What you will do
Your output must be the lines below from the line containing "Output the LaTeX" to the line containing "(#1-5,#2+5.5) -- (#1+5,#2-5.5)", both lines included, reproduced exactly and without pictures.

Information given
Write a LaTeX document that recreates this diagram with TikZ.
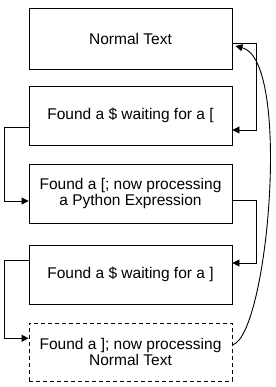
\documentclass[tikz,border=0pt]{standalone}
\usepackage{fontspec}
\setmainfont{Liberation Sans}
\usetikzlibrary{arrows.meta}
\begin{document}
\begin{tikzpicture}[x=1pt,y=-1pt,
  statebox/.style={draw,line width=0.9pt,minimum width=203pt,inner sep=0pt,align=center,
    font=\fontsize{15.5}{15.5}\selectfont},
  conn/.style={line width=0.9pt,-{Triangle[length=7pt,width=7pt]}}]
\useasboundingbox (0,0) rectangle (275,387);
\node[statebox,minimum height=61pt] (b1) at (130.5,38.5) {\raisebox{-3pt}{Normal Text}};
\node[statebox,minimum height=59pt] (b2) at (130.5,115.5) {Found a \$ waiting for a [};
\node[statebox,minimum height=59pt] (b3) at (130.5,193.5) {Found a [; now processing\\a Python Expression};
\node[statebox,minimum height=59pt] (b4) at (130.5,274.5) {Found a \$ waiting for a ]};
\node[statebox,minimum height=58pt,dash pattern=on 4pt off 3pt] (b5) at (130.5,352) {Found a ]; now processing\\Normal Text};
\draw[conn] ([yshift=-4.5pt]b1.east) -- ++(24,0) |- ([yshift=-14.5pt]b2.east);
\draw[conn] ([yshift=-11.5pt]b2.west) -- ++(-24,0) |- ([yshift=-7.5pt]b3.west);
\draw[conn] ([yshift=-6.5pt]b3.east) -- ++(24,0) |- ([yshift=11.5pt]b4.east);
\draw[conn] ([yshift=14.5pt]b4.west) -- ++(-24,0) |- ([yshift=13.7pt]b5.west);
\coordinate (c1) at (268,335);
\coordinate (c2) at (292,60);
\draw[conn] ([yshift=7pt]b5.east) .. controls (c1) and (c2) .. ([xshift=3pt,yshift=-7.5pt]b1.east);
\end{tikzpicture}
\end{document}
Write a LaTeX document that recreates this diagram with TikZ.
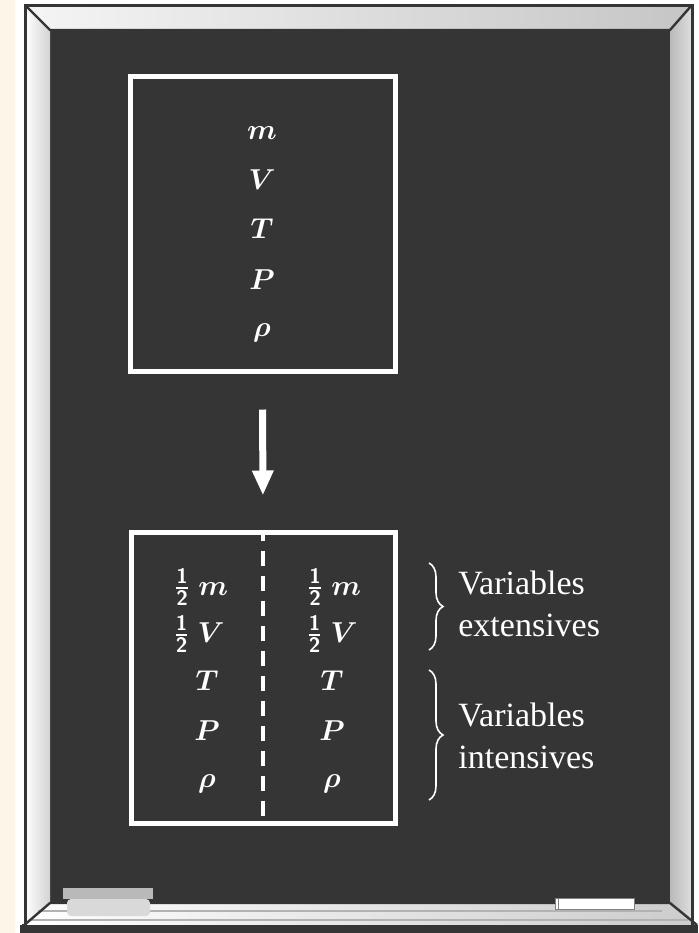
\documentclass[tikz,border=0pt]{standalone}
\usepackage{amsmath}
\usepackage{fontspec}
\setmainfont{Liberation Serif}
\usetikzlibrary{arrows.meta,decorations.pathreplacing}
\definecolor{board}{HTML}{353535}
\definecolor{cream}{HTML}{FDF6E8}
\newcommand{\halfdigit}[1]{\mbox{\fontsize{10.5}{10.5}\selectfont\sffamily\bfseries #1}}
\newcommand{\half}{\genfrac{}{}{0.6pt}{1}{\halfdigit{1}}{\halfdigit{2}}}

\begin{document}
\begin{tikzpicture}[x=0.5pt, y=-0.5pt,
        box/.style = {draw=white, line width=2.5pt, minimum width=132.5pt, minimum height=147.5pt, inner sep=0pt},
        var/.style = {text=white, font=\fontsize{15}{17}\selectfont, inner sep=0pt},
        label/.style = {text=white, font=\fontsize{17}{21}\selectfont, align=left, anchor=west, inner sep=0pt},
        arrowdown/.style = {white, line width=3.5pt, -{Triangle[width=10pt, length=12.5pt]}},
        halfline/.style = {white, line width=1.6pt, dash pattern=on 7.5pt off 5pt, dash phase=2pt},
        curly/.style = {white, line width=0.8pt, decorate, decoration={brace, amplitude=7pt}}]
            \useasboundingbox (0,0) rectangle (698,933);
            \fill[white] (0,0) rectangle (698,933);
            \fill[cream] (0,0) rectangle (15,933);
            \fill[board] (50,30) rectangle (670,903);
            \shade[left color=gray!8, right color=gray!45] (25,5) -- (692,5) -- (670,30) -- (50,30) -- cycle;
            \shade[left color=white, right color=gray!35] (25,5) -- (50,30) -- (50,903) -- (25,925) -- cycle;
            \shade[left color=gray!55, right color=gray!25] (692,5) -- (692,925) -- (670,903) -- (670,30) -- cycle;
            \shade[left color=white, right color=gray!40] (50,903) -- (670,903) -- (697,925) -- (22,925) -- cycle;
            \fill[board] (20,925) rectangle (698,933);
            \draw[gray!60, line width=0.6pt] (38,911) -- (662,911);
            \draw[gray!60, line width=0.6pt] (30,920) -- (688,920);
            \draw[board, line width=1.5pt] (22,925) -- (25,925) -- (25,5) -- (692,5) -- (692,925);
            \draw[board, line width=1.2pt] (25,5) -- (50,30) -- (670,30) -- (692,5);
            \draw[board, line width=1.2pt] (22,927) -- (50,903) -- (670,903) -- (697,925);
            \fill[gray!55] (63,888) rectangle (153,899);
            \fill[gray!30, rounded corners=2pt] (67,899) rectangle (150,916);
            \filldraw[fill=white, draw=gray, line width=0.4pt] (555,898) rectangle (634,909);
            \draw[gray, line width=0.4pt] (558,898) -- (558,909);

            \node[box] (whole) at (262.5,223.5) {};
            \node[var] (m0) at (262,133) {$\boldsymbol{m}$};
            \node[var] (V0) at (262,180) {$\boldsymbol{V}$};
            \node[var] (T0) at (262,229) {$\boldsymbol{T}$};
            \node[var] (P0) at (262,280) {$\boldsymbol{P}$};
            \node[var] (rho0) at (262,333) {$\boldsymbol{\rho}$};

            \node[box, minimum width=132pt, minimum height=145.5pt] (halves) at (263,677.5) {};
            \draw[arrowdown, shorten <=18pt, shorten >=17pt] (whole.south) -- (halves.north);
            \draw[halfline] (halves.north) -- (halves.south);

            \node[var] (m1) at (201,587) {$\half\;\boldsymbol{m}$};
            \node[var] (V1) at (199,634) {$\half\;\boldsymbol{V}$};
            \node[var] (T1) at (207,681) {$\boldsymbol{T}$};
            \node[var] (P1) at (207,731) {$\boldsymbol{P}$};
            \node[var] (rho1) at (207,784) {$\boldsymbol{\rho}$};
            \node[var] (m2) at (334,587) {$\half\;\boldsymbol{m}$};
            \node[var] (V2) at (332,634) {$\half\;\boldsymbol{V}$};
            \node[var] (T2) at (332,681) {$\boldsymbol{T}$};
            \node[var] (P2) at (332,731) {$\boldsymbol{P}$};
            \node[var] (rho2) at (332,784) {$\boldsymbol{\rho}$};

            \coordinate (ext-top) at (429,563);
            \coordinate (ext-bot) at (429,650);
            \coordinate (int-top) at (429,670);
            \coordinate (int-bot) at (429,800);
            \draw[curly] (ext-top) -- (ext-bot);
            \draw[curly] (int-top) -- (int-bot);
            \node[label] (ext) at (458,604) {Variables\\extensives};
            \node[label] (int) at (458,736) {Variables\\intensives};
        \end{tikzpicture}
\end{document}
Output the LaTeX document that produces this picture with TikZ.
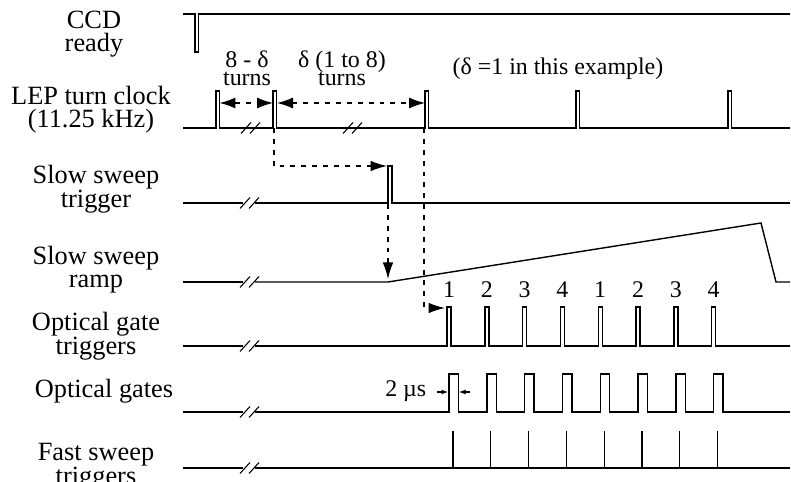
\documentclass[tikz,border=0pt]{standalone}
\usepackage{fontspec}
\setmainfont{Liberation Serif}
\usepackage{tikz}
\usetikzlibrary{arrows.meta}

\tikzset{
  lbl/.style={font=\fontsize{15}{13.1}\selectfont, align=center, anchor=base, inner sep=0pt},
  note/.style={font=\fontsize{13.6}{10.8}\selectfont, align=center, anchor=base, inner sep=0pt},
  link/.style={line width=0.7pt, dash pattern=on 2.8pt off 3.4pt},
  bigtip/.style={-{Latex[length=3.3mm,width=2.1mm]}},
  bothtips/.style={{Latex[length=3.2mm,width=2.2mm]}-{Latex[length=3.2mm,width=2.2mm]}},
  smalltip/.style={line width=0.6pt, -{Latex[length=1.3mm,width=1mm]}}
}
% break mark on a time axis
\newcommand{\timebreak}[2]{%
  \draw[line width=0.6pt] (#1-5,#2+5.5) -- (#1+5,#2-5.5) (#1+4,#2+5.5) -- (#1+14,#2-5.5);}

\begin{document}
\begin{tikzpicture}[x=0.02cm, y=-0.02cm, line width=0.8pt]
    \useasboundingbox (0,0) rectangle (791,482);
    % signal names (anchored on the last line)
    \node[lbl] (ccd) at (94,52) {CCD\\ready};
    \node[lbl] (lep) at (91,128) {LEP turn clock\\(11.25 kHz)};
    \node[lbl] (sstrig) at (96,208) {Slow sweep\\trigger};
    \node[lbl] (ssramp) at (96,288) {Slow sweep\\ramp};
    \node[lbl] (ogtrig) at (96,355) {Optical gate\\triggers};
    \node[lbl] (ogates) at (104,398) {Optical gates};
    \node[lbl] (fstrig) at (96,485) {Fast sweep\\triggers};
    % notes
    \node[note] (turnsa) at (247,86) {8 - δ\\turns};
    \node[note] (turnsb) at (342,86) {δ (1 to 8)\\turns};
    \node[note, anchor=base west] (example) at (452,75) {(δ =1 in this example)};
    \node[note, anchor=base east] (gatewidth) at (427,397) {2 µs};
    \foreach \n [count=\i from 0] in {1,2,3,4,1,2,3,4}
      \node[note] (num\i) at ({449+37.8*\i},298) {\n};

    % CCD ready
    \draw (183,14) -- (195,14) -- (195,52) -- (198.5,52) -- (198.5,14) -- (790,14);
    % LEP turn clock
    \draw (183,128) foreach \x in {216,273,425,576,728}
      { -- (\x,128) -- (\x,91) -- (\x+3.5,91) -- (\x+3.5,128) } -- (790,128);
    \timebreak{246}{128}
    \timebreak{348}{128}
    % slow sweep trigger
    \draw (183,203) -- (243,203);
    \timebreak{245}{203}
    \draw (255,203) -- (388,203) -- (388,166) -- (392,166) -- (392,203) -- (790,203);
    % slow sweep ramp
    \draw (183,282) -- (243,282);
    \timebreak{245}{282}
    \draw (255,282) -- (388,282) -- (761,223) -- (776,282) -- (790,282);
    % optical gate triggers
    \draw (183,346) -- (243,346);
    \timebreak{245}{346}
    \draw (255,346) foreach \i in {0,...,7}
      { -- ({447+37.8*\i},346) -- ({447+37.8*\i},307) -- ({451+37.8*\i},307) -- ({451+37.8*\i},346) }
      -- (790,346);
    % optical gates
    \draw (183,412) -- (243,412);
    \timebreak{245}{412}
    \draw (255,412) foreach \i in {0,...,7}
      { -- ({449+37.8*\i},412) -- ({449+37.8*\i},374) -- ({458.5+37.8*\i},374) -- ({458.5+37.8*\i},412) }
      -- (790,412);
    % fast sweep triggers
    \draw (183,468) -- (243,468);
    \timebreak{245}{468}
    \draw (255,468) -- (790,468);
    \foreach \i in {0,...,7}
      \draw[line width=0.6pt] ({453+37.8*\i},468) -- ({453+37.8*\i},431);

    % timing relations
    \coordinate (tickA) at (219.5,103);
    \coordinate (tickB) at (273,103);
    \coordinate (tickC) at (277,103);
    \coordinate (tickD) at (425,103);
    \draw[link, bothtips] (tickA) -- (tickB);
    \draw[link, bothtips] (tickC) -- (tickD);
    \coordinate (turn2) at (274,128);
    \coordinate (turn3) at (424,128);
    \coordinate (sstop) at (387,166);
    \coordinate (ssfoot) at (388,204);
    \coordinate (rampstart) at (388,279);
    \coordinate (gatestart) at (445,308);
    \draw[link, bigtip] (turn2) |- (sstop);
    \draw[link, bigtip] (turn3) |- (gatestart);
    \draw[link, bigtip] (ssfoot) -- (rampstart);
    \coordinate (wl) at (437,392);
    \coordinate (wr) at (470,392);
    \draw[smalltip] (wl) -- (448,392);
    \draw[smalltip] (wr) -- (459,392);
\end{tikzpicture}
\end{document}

Complete output
Output the LaTeX document that produces this picture with TikZ.
\documentclass[tikz,border=0pt]{standalone}
\usepackage{fontspec}
\setmainfont{Liberation Serif}
\usepackage{tikz}
\usetikzlibrary{arrows.meta}

\tikzset{
  lbl/.style={font=\fontsize{15}{13.1}\selectfont, align=center, anchor=base, inner sep=0pt},
  note/.style={font=\fontsize{13.6}{10.8}\selectfont, align=center, anchor=base, inner sep=0pt},
  link/.style={line width=0.7pt, dash pattern=on 2.8pt off 3.4pt},
  bigtip/.style={-{Latex[length=3.3mm,width=2.1mm]}},
  bothtips/.style={{Latex[length=3.2mm,width=2.2mm]}-{Latex[length=3.2mm,width=2.2mm]}},
  smalltip/.style={line width=0.6pt, -{Latex[length=1.3mm,width=1mm]}}
}
% break mark on a time axis
\newcommand{\timebreak}[2]{%
  \draw[line width=0.6pt] (#1-5,#2+5.5) -- (#1+5,#2-5.5) (#1+4,#2+5.5) -- (#1+14,#2-5.5);}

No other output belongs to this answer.